Hans-Heinrich Dieter

Wo bleiben die UN?   (19.03.2014)

 

Die überwiegende Mehrheit der internationalen Staatengemeinschaft verurteilt die wiederholten Völkerrechtsbrüche Russlands in der Ukraine-Krise. Die USA verhängen Sanktionen, die EU hat in seltener Einmütigkeit die Stufe 2 der Sanktionen gegenRussland ausgelöst und Japan schließt sich mit Sanktionen an.

Putin zeigt sich wenig beeindruckt, hält großrussische Reden, bezeichnet die Krim als "untrennbaren" Teil Russlands und unterzeichnet den Vertrag, der die ukrainische Halbinsel zum Teil der russischen Föderation macht. Und es kommt zu ersten militärischen Zwischenfällen.

Vizepräsident Biden spricht von "Landraub", Kanzlerin Merkel kritisiert diese russischen Maßnahmen als illegal und die EU erkennt die "Annexion" der Krim durch Russland ausdrücklich nicht an. Und wo bleiben die Vereinten Nationen. Zwar verurteilte der Weltsicherheitsrat – gegen die Stimme Russlands, mit Enthaltung Chinas – also mit 13 von 15 Stimmen die Verletzung der Integrität der Ukraine, doch das war zu Beginn der Krim-Krise. Jetzt fehlen eindeutige Wertungen der UN.
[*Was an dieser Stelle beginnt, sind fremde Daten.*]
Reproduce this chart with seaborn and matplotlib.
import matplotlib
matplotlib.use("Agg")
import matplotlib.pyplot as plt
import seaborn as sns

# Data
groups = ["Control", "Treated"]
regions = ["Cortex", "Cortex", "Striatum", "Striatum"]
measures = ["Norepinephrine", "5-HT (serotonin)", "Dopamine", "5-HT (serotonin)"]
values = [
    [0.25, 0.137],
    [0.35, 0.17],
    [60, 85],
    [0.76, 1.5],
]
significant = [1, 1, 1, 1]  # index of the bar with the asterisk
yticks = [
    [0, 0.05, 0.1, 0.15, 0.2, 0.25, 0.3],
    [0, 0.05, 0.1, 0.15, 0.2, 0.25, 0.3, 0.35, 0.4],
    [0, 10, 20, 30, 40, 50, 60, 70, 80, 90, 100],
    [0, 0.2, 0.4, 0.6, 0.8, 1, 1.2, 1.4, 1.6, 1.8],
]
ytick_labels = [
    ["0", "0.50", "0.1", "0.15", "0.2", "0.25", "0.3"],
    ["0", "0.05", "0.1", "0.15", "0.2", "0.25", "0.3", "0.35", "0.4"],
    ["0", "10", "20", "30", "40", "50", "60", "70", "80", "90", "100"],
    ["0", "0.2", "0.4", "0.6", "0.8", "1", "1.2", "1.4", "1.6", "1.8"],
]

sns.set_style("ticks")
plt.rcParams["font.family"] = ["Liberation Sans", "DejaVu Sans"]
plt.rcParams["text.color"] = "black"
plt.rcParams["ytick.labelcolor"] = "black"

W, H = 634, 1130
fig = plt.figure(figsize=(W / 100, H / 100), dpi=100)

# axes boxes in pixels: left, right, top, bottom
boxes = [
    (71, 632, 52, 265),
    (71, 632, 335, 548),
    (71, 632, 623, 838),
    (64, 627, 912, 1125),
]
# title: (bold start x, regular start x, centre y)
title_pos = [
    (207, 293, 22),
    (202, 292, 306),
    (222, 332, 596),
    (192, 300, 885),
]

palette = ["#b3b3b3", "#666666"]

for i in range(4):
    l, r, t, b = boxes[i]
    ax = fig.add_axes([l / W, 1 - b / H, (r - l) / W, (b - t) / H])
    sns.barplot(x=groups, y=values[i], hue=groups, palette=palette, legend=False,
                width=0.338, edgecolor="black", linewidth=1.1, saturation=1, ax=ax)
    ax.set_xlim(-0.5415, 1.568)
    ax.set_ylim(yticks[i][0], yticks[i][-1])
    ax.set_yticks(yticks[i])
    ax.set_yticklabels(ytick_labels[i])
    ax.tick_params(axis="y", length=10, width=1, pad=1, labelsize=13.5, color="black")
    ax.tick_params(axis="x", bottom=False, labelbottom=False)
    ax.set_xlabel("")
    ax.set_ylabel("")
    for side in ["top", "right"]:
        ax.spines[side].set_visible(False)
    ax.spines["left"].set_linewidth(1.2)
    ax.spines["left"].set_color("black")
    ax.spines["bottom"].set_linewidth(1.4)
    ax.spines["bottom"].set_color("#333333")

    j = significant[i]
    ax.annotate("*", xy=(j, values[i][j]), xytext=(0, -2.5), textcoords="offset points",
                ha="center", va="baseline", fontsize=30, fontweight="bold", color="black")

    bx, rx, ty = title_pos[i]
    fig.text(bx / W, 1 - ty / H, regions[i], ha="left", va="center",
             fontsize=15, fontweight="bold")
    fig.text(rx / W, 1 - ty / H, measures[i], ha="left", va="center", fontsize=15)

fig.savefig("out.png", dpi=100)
Die Zurückhaltung der Vereinten Nationen ist natürlich verständlich, denn das mehrfach Völkerrecht verletzende Russland ist Vetomacht im Weltsicherheitsrat und an Vetomächten perlt Kritik der UN gelegentlich ab. Deswegen sollten die UN Maßnahmen ergreifen, die dem Rechtsbrecher Russland Grenzen aufzeigen. Die UN haben allerdings nur wenige Sanktionsmöglichkeiten. Jetzt ist aber eine gute Gelegenheit, sich von überkommenen Zwängen, Abhängigkeiten und Hindernissen zu befreien.

Der UN-Sicherheitsrat entspricht den politischen Realitäten von 1945. Die vor langer Zeit angestoßene Reform könnte jetzt neu diskutiert werden. Die Vereinten Nationen könnten deutlich machen, dass sie nicht länger gewillt sind, sich durch fortgesetzten und kaltschneuzigen Bruch internationalen Rechtes durch Russland verhöhnen zu lassen. Und die UN könnten zeigen, dass sie es nicht länger hinnehmen wollen, dass Vetomächte wie Russland an Frieden, demokratischen Werten und an humanitären Zielen orientierte Politik der internationalen Staatengemeinschaft blockieren und eine nicht mehr gerechtfertigte herausgehobene Rolle spielen.

Russland wählt derzeit den Weg der Konfrontation mit großen und wichtigen Teilen der Welt. Russland demaskiert sich als neoimperialistisch, skrupellos, und diplomatieresistent. Russland will wieder eine Supermacht werden - auf Kosten souveräner Staaten und Nachbarn - , stellt sich der zivilisierten Welt entgegen und scheint dabei auch vor einem neuen kalten Krieg nicht zurückzuschrecken. Russland hat das Vertrauen der westlichen Welt in seine Berechenbarkeit als Partner verloren. Damit wird eine neue Weltordnung erforderlich, denn Europa und die USA müssen jetzt ihr Verhältnis zu Russland von Grund auf neu definieren.

In dieser neuen politischen Gemengelage und angesichts der damit verbundenen sicherheitspolitischen Herausforderungen scheint es bessere Chancen zu geben, die für eine grundlegende Reform des Weltsicherheitsrates erforderliche Zweidrittelmehrheit der UN-Vollversammlung zu gewinnen. Eine solche Reform würde die Legitimität der UN deutlich stärken und Russland einen Preis seiner für die internationale Staatengemeinschaft inakzeptablen Politik aufzeigen.